Stated problem | Extract the full listing verbatim and drop any pictures from your copy.

Supplied data |
-- START --

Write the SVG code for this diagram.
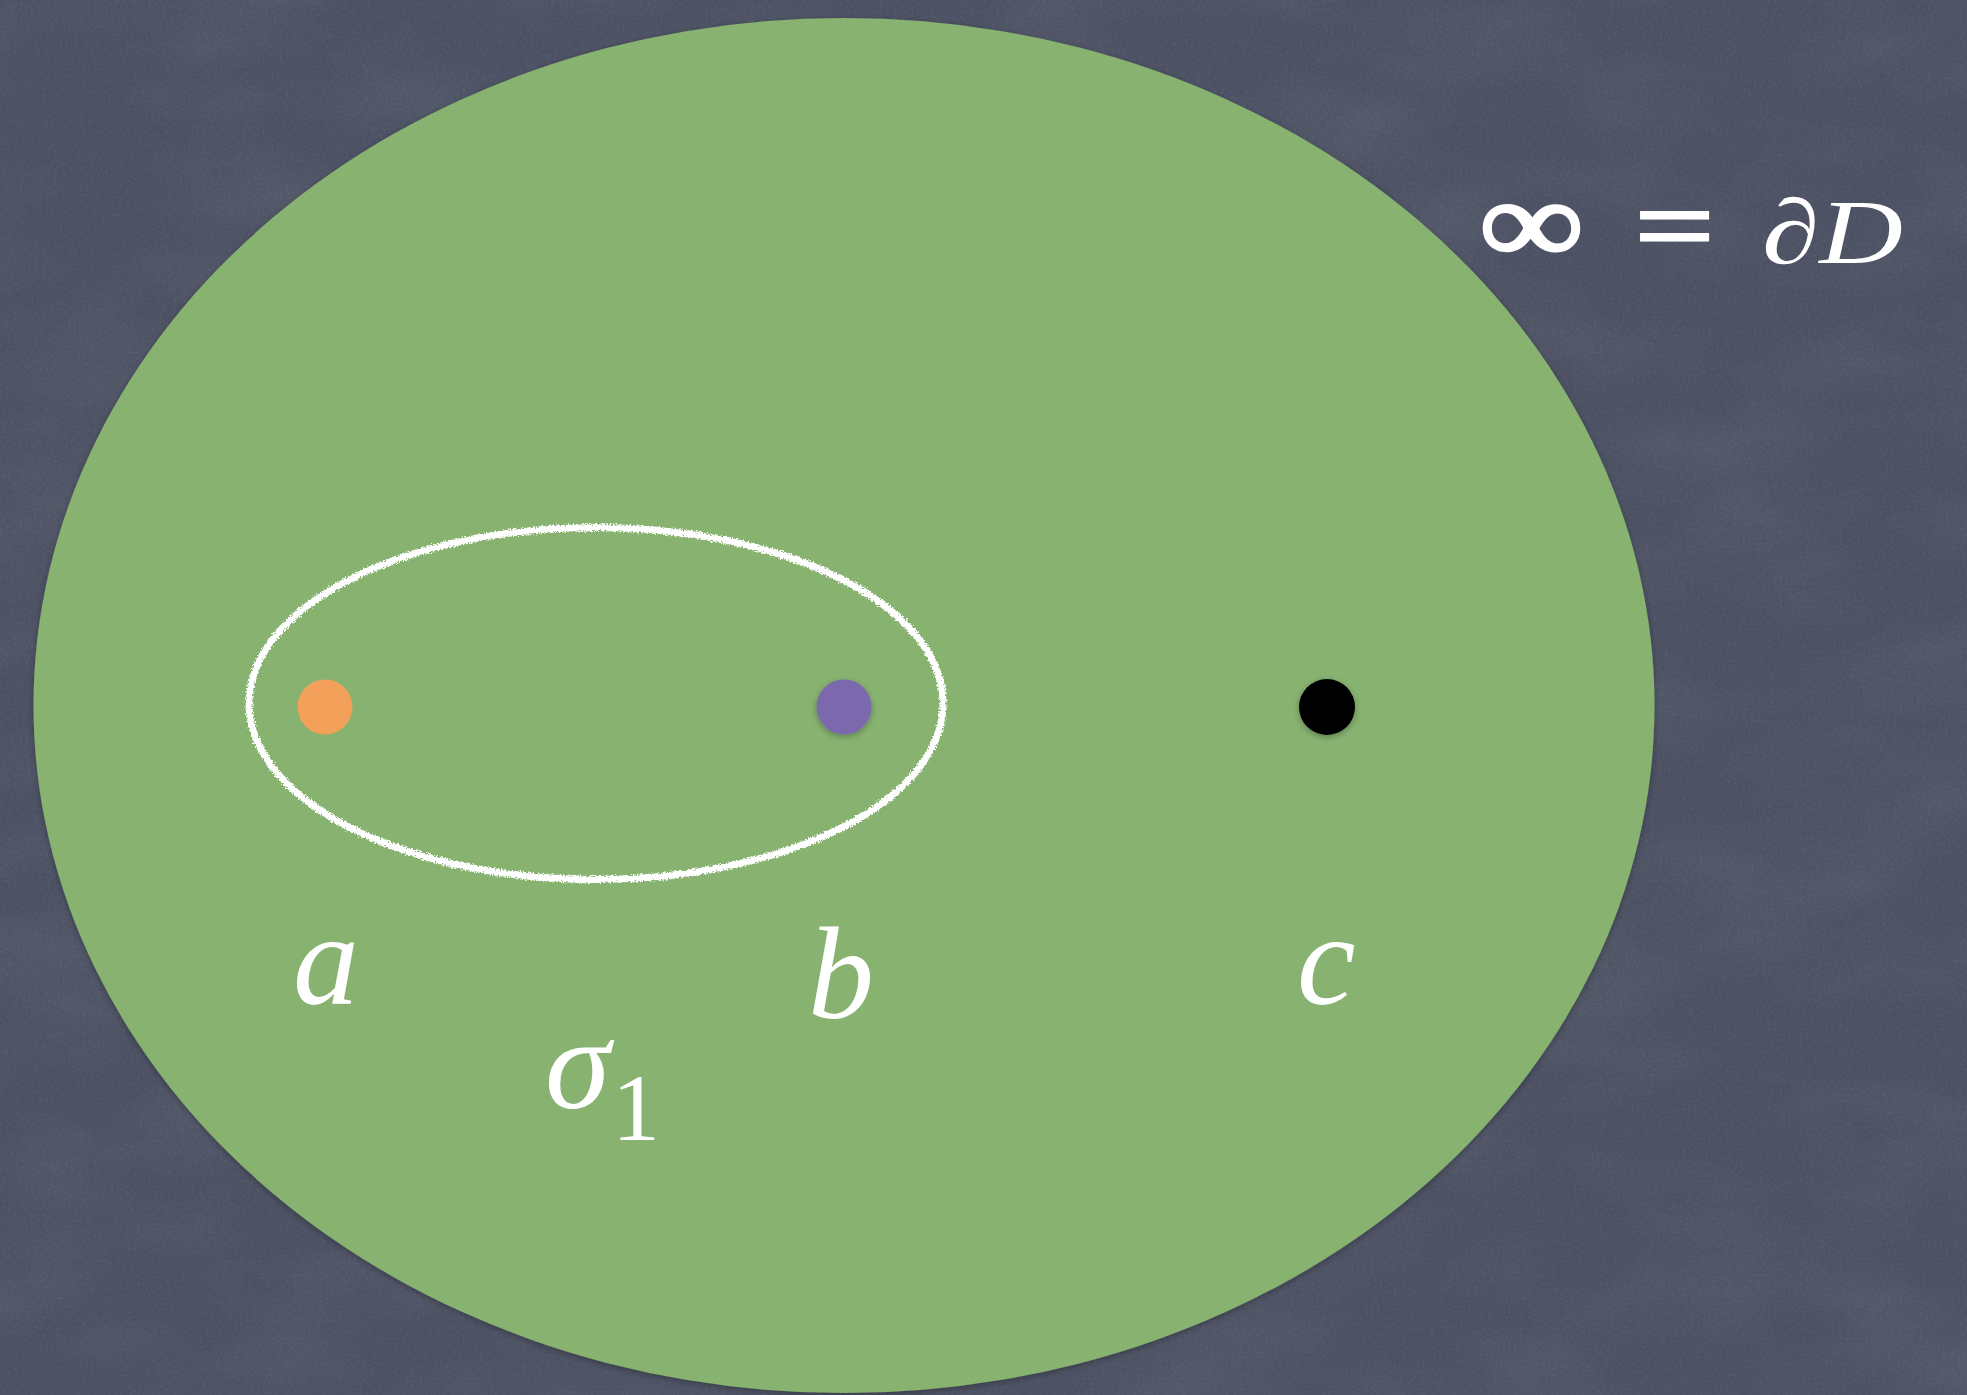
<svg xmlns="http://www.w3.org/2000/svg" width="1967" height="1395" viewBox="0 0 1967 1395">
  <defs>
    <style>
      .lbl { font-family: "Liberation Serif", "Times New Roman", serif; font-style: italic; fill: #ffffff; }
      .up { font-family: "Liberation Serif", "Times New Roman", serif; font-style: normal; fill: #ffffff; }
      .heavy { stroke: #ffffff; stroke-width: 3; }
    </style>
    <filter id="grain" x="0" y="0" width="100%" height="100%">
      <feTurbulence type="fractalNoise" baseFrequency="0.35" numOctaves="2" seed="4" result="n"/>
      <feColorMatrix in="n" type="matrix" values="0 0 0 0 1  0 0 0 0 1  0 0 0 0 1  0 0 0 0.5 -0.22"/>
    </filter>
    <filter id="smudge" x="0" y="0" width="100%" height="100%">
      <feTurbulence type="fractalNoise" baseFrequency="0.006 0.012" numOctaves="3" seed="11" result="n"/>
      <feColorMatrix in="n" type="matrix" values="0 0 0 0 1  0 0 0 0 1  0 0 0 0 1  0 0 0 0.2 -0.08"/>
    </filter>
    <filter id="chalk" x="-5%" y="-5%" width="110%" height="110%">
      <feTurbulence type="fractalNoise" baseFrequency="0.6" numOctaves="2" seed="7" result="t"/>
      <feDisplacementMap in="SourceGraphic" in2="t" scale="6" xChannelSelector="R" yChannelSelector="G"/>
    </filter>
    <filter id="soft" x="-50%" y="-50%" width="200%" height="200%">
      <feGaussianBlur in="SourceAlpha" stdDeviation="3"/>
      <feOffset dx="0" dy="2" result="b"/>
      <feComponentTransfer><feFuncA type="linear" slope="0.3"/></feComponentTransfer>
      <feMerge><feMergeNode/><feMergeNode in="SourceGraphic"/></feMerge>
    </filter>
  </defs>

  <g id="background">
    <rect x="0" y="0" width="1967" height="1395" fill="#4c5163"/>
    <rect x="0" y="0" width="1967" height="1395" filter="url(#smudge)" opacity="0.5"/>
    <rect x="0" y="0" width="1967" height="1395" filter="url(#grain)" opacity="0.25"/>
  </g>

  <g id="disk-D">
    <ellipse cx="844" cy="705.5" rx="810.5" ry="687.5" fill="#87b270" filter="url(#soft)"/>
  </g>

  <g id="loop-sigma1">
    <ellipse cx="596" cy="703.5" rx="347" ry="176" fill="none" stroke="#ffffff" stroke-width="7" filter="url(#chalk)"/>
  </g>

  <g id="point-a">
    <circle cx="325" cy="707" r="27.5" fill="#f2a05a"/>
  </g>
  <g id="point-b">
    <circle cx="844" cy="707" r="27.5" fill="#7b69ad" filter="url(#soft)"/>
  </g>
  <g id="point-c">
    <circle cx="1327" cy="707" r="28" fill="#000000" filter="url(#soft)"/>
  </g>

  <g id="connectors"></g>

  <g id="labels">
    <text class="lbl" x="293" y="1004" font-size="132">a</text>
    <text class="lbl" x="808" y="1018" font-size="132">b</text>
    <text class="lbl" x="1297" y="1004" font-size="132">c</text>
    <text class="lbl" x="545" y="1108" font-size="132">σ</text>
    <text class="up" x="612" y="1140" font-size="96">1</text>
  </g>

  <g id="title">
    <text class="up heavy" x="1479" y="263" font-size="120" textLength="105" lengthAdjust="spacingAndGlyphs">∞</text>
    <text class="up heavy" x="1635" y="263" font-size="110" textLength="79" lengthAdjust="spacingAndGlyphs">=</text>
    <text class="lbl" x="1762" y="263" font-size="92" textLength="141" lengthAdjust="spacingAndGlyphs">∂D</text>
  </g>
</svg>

-- END --

Right answer |
Write the SVG code for this diagram.
<svg xmlns="http://www.w3.org/2000/svg" width="1967" height="1395" viewBox="0 0 1967 1395">
  <defs>
    <style>
      .lbl { font-family: "Liberation Serif", "Times New Roman", serif; font-style: italic; fill: #ffffff; }
      .up { font-family: "Liberation Serif", "Times New Roman", serif; font-style: normal; fill: #ffffff; }
      .heavy { stroke: #ffffff; stroke-width: 3; }
    </style>
    <filter id="grain" x="0" y="0" width="100%" height="100%">
      <feTurbulence type="fractalNoise" baseFrequency="0.35" numOctaves="2" seed="4" result="n"/>
      <feColorMatrix in="n" type="matrix" values="0 0 0 0 1  0 0 0 0 1  0 0 0 0 1  0 0 0 0.5 -0.22"/>
    </filter>
    <filter id="smudge" x="0" y="0" width="100%" height="100%">
      <feTurbulence type="fractalNoise" baseFrequency="0.006 0.012" numOctaves="3" seed="11" result="n"/>
      <feColorMatrix in="n" type="matrix" values="0 0 0 0 1  0 0 0 0 1  0 0 0 0 1  0 0 0 0.2 -0.08"/>
    </filter>
    <filter id="chalk" x="-5%" y="-5%" width="110%" height="110%">
      <feTurbulence type="fractalNoise" baseFrequency="0.6" numOctaves="2" seed="7" result="t"/>
      <feDisplacementMap in="SourceGraphic" in2="t" scale="6" xChannelSelector="R" yChannelSelector="G"/>
    </filter>
    <filter id="soft" x="-50%" y="-50%" width="200%" height="200%">
      <feGaussianBlur in="SourceAlpha" stdDeviation="3"/>
      <feOffset dx="0" dy="2" result="b"/>
      <feComponentTransfer><feFuncA type="linear" slope="0.3"/></feComponentTransfer>
      <feMerge><feMergeNode/><feMergeNode in="SourceGraphic"/></feMerge>
    </filter>
  </defs>

  <g id="background">
    <rect x="0" y="0" width="1967" height="1395" fill="#4c5163"/>
    <rect x="0" y="0" width="1967" height="1395" filter="url(#smudge)" opacity="0.5"/>
    <rect x="0" y="0" width="1967" height="1395" filter="url(#grain)" opacity="0.25"/>
  </g>

  <g id="disk-D">
    <ellipse cx="844" cy="705.5" rx="810.5" ry="687.5" fill="#87b270" filter="url(#soft)"/>
  </g>

  <g id="loop-sigma1">
    <ellipse cx="596" cy="703.5" rx="347" ry="176" fill="none" stroke="#ffffff" stroke-width="7" filter="url(#chalk)"/>
  </g>

  <g id="point-a">
    <circle cx="325" cy="707" r="27.5" fill="#f2a05a"/>
  </g>
  <g id="point-b">
    <circle cx="844" cy="707" r="27.5" fill="#7b69ad" filter="url(#soft)"/>
  </g>
  <g id="point-c">
    <circle cx="1327" cy="707" r="28" fill="#000000" filter="url(#soft)"/>
  </g>

  <g id="connectors"></g>

  <g id="labels">
    <text class="lbl" x="293" y="1004" font-size="132">a</text>
    <text class="lbl" x="808" y="1018" font-size="132">b</text>
    <text class="lbl" x="1297" y="1004" font-size="132">c</text>
    <text class="lbl" x="545" y="1108" font-size="132">σ</text>
    <text class="up" x="612" y="1140" font-size="96">1</text>
  </g>

  <g id="title">
    <text class="up heavy" x="1479" y="263" font-size="120" textLength="105" lengthAdjust="spacingAndGlyphs">∞</text>
    <text class="up heavy" x="1635" y="263" font-size="110" textLength="79" lengthAdjust="spacingAndGlyphs">=</text>
    <text class="lbl" x="1762" y="263" font-size="92" textLength="141" lengthAdjust="spacingAndGlyphs">∂D</text>
  </g>
</svg>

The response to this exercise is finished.